#### [Exercise aim]
Print only the lines from the top of the data through the line with "RED = '#cc0000'", both included, skipping every picture.

#### [Supplied material]
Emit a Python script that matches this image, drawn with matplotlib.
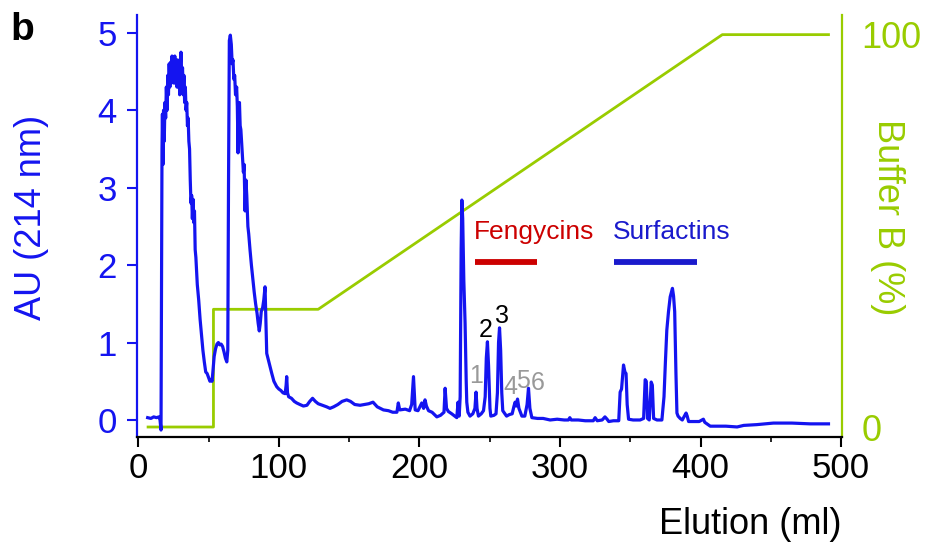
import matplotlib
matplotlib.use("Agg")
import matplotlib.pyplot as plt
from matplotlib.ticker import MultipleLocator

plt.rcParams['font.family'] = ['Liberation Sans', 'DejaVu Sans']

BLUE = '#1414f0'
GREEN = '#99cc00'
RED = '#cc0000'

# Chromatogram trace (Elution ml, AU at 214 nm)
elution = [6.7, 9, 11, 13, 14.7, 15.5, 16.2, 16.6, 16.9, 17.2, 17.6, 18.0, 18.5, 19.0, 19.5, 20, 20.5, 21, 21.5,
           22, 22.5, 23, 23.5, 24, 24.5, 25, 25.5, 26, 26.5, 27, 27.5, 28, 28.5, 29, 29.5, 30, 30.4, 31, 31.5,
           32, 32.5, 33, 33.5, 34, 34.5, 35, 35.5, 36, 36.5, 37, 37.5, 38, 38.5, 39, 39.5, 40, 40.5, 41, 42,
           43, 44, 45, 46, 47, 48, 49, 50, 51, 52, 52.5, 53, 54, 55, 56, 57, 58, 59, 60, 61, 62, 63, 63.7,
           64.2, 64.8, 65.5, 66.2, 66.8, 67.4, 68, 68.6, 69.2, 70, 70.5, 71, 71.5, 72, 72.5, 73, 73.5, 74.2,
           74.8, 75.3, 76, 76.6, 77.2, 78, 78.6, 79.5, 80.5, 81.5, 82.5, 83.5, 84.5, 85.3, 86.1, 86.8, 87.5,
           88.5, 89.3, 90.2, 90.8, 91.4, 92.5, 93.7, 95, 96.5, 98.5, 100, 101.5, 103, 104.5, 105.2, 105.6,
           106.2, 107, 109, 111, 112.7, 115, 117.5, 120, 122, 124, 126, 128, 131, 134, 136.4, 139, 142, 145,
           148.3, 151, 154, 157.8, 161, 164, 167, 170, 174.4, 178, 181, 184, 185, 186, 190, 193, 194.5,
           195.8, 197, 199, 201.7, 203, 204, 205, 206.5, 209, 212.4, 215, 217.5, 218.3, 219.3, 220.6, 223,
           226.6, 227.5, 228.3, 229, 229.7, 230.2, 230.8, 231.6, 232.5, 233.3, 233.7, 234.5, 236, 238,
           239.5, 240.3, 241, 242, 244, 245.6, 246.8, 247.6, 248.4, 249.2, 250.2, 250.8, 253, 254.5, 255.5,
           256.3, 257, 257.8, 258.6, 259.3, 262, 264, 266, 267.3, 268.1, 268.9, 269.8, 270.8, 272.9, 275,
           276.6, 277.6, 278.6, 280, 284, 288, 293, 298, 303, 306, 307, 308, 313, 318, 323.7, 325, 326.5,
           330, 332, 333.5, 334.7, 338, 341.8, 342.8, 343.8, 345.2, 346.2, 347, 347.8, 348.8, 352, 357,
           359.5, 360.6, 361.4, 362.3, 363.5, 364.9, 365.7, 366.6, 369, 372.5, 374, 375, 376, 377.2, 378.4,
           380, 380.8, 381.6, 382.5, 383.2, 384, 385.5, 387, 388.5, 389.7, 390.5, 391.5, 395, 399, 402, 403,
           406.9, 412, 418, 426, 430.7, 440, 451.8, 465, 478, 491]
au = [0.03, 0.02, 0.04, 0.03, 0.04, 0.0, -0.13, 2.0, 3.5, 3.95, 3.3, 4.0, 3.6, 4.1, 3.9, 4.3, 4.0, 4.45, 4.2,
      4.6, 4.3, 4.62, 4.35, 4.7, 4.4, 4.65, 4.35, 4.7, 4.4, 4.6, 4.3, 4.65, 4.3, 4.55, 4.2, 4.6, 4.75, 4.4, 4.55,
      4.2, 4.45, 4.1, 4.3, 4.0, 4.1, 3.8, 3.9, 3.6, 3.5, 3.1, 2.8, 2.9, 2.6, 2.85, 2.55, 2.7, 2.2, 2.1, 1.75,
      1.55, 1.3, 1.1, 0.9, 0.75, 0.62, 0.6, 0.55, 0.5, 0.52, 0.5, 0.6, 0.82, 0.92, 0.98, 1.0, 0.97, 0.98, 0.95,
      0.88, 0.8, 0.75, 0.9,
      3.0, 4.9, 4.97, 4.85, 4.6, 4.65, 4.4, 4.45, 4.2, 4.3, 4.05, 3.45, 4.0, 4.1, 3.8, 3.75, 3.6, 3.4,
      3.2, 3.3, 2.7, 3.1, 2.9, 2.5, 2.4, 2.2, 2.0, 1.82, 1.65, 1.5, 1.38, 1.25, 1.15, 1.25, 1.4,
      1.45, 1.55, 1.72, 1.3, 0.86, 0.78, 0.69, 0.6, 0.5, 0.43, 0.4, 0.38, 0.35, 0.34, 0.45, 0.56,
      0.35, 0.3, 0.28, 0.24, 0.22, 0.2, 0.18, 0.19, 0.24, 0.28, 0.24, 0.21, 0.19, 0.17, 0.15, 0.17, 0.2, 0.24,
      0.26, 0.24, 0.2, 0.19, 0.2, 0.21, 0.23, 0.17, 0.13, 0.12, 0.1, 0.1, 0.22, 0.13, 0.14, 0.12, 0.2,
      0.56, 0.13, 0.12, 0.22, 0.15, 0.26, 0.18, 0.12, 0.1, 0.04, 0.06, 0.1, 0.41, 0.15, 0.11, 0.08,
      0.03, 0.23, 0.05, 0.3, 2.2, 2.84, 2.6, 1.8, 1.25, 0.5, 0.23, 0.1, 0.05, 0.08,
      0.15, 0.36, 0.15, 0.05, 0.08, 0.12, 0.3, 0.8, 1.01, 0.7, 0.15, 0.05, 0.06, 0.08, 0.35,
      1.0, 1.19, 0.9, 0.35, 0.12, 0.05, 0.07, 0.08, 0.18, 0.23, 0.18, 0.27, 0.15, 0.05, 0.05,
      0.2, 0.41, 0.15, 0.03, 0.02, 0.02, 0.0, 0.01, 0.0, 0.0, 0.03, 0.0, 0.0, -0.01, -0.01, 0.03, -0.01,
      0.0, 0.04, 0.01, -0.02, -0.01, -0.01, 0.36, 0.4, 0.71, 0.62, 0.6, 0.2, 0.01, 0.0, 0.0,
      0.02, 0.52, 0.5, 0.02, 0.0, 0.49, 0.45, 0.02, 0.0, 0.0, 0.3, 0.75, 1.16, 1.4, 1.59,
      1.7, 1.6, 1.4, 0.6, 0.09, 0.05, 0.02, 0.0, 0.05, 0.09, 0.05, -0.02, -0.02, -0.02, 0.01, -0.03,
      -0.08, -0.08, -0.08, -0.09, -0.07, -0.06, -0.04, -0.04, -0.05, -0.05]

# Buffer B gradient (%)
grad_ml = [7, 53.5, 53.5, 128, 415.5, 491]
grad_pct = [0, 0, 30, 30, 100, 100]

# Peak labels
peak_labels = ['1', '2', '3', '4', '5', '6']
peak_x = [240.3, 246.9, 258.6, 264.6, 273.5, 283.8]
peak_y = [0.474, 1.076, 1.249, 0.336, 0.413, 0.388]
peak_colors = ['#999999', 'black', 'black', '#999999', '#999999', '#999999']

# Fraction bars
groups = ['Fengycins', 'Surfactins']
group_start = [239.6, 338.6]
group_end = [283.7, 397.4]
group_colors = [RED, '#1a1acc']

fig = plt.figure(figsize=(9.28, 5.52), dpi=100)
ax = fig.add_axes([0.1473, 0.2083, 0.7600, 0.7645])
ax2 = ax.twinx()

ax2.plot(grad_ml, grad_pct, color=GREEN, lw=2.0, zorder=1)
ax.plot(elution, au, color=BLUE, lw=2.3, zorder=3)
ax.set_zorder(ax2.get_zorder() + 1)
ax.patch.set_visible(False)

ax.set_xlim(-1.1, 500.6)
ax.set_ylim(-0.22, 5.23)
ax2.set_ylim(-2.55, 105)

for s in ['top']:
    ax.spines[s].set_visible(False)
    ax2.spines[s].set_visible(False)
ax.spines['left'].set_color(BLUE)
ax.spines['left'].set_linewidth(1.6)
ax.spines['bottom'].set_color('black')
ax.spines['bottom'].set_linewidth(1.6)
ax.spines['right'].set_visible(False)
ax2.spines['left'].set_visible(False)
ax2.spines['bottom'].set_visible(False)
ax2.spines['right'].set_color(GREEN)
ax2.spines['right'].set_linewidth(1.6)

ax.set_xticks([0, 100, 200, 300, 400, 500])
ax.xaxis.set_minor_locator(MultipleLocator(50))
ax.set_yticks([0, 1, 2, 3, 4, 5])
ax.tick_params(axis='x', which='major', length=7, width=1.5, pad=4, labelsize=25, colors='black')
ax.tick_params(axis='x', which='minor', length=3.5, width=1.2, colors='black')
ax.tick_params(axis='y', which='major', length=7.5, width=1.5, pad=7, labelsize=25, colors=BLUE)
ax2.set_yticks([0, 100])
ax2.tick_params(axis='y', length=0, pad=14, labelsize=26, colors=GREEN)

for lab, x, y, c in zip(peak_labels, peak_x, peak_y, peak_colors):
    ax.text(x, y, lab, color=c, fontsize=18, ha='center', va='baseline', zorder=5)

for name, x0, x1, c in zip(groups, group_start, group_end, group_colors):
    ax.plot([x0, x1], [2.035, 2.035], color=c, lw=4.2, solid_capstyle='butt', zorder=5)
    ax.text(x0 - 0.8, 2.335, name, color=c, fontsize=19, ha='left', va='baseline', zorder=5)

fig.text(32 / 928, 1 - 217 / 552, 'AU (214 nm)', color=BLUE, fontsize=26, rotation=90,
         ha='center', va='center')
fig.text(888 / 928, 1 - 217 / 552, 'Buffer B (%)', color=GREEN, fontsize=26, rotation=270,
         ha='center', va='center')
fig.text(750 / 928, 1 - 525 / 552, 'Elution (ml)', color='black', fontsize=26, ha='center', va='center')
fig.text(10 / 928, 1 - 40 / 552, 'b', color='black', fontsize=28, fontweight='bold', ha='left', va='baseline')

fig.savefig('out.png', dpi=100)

#### [Answer to the exercise]
Emit a Python script that matches this image, drawn with matplotlib.
import matplotlib
matplotlib.use("Agg")
import matplotlib.pyplot as plt
from matplotlib.ticker import MultipleLocator

plt.rcParams['font.family'] = ['Liberation Sans', 'DejaVu Sans']

BLUE = '#1414f0'
GREEN = '#99cc00'
RED = '#cc0000'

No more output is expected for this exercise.